* The task *
Check every line below for the word "this" and copy each one that has it.
** Begin Task inputs **
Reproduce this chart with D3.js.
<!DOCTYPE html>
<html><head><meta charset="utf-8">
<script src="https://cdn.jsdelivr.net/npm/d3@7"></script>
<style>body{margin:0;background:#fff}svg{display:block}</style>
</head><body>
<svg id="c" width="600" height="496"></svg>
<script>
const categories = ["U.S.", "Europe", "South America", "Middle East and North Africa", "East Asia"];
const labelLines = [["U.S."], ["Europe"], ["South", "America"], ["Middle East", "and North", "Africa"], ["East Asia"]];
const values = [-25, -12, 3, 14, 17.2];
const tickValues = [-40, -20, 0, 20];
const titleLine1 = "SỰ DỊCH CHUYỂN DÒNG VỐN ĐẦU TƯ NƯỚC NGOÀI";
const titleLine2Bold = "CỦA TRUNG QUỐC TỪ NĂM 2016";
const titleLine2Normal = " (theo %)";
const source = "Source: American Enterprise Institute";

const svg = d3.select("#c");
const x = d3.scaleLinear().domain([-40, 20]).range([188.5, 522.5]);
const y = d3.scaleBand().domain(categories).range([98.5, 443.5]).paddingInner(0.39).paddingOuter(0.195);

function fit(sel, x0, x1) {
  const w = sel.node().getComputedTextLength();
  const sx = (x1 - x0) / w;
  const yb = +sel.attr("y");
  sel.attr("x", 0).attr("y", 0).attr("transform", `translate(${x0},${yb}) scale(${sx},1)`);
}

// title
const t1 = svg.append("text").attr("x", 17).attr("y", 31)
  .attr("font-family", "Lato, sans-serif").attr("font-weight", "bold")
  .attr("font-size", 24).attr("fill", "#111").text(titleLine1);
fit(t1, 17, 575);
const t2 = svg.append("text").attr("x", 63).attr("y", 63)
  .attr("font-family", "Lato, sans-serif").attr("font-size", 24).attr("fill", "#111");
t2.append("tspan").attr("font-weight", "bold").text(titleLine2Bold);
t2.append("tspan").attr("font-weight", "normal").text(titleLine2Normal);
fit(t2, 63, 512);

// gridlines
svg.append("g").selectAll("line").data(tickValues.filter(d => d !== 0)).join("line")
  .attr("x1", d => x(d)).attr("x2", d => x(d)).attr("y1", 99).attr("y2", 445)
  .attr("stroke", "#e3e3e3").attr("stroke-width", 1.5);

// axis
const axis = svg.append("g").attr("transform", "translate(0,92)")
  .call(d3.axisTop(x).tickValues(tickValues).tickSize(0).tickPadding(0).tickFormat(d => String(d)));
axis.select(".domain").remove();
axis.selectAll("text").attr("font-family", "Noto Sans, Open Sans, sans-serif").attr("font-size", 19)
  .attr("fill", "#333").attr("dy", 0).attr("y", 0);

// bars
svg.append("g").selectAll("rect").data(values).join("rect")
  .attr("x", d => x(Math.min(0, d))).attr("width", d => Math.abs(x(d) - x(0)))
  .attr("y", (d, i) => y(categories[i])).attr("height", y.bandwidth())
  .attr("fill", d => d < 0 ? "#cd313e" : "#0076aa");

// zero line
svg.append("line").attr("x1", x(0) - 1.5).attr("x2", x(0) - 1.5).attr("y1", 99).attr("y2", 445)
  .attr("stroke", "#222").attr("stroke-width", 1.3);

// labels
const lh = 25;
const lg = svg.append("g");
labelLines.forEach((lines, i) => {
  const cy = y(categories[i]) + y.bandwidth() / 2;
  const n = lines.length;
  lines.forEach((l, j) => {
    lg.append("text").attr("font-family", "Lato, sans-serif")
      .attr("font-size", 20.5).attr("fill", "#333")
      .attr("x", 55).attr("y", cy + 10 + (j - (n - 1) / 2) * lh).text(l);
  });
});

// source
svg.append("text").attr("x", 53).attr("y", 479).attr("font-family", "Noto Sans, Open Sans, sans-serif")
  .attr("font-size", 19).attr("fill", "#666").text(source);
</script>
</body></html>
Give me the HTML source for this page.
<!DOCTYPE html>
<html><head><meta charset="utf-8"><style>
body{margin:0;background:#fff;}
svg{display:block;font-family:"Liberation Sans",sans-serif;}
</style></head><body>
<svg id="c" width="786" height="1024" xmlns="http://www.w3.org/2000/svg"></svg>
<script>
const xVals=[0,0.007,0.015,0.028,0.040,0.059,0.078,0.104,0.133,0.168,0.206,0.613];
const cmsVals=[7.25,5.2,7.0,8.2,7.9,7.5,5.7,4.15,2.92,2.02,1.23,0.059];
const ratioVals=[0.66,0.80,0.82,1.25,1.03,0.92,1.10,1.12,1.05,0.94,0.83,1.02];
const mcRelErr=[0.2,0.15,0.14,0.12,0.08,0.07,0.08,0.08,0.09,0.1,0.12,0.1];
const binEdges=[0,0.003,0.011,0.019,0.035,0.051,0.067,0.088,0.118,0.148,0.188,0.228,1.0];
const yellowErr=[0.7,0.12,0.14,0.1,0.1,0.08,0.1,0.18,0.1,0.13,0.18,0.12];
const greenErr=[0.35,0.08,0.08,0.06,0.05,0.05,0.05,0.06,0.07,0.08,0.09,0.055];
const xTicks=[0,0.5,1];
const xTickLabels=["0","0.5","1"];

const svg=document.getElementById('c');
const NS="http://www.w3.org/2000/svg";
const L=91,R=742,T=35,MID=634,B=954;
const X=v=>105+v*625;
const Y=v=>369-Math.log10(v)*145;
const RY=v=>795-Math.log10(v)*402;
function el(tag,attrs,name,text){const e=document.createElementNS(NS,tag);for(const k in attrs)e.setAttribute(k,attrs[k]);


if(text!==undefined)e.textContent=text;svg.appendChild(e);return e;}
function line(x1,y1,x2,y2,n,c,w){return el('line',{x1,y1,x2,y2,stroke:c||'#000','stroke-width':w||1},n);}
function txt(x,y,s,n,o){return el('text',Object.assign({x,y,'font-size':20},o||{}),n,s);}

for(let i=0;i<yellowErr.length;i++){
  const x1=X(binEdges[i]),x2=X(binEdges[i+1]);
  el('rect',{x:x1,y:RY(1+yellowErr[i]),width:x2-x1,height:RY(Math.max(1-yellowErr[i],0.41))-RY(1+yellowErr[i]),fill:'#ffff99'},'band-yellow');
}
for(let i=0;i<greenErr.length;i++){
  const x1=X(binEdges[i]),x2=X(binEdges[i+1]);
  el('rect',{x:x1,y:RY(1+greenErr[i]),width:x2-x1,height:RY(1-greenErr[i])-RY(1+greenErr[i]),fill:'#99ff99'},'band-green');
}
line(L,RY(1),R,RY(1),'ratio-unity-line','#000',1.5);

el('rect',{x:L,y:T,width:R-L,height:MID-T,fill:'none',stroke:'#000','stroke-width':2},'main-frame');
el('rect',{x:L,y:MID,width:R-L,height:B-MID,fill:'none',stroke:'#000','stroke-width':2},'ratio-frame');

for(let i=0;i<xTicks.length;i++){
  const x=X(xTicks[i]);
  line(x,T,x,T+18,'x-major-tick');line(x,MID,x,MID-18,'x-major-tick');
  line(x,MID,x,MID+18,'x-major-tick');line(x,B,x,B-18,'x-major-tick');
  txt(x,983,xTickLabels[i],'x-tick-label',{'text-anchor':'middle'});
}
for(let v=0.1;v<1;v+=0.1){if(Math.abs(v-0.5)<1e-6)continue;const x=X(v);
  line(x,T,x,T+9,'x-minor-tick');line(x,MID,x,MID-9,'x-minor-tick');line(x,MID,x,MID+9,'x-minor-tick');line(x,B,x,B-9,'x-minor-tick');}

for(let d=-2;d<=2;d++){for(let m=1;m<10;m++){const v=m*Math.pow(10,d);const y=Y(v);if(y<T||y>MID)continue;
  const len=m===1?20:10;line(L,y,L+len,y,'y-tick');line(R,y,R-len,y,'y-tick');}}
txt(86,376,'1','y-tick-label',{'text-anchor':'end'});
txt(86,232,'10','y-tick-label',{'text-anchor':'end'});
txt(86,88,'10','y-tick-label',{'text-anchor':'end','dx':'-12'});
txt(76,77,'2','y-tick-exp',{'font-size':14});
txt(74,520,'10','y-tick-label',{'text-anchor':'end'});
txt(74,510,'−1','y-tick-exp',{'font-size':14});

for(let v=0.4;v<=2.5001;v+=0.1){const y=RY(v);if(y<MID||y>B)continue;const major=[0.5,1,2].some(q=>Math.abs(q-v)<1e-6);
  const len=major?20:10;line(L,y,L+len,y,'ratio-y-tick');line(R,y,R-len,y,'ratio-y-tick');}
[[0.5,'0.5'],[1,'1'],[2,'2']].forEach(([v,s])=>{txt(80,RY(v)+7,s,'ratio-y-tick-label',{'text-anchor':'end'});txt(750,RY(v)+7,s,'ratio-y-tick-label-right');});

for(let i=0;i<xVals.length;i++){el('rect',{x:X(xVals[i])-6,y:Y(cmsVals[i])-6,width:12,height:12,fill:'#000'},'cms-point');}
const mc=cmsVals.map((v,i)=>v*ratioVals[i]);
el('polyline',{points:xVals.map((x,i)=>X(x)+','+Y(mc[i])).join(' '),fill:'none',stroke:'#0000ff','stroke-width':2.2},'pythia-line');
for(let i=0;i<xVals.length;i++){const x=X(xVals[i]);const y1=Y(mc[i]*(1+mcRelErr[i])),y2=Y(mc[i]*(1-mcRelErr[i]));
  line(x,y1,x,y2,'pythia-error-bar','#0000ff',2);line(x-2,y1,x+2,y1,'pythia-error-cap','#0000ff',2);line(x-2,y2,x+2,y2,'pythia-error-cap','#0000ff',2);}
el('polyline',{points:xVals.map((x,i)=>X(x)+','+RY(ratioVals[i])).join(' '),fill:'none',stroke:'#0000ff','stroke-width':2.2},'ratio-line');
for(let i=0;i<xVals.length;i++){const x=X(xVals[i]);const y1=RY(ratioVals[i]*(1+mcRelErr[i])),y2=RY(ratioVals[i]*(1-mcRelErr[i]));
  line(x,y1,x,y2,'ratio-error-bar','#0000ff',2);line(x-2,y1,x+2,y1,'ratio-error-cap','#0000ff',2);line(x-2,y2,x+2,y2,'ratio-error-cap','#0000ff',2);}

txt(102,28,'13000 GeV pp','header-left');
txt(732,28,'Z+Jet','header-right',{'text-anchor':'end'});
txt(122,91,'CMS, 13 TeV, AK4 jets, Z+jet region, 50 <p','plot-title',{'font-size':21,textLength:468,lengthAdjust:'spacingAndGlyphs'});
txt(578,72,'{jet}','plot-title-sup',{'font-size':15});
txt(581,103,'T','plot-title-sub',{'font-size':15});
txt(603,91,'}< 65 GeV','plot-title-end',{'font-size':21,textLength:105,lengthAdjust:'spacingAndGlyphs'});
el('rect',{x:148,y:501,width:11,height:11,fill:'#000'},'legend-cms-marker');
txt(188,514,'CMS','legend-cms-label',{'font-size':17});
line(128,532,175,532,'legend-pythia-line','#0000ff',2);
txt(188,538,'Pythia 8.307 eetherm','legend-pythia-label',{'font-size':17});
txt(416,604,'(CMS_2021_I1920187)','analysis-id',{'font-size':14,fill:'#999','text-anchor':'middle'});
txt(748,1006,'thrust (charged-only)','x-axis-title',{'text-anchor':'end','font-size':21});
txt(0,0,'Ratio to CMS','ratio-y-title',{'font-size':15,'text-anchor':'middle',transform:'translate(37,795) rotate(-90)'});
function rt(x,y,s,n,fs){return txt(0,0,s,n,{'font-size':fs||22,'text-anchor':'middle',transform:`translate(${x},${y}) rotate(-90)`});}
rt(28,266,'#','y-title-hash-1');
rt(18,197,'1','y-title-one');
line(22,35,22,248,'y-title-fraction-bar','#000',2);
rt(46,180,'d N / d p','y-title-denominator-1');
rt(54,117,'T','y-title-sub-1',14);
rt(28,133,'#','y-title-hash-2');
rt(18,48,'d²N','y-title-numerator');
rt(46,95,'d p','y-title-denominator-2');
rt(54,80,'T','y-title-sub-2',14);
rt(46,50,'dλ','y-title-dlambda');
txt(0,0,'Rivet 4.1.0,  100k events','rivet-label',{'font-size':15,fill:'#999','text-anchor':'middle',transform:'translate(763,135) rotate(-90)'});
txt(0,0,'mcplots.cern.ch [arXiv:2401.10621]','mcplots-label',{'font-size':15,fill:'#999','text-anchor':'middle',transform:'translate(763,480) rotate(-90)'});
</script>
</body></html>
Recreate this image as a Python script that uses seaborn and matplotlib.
** End Task inputs **
* Completed exercise *
Reproduce this chart with D3.js.
Give me the HTML source for this page.
Recreate this image as a Python script that uses seaborn and matplotlib.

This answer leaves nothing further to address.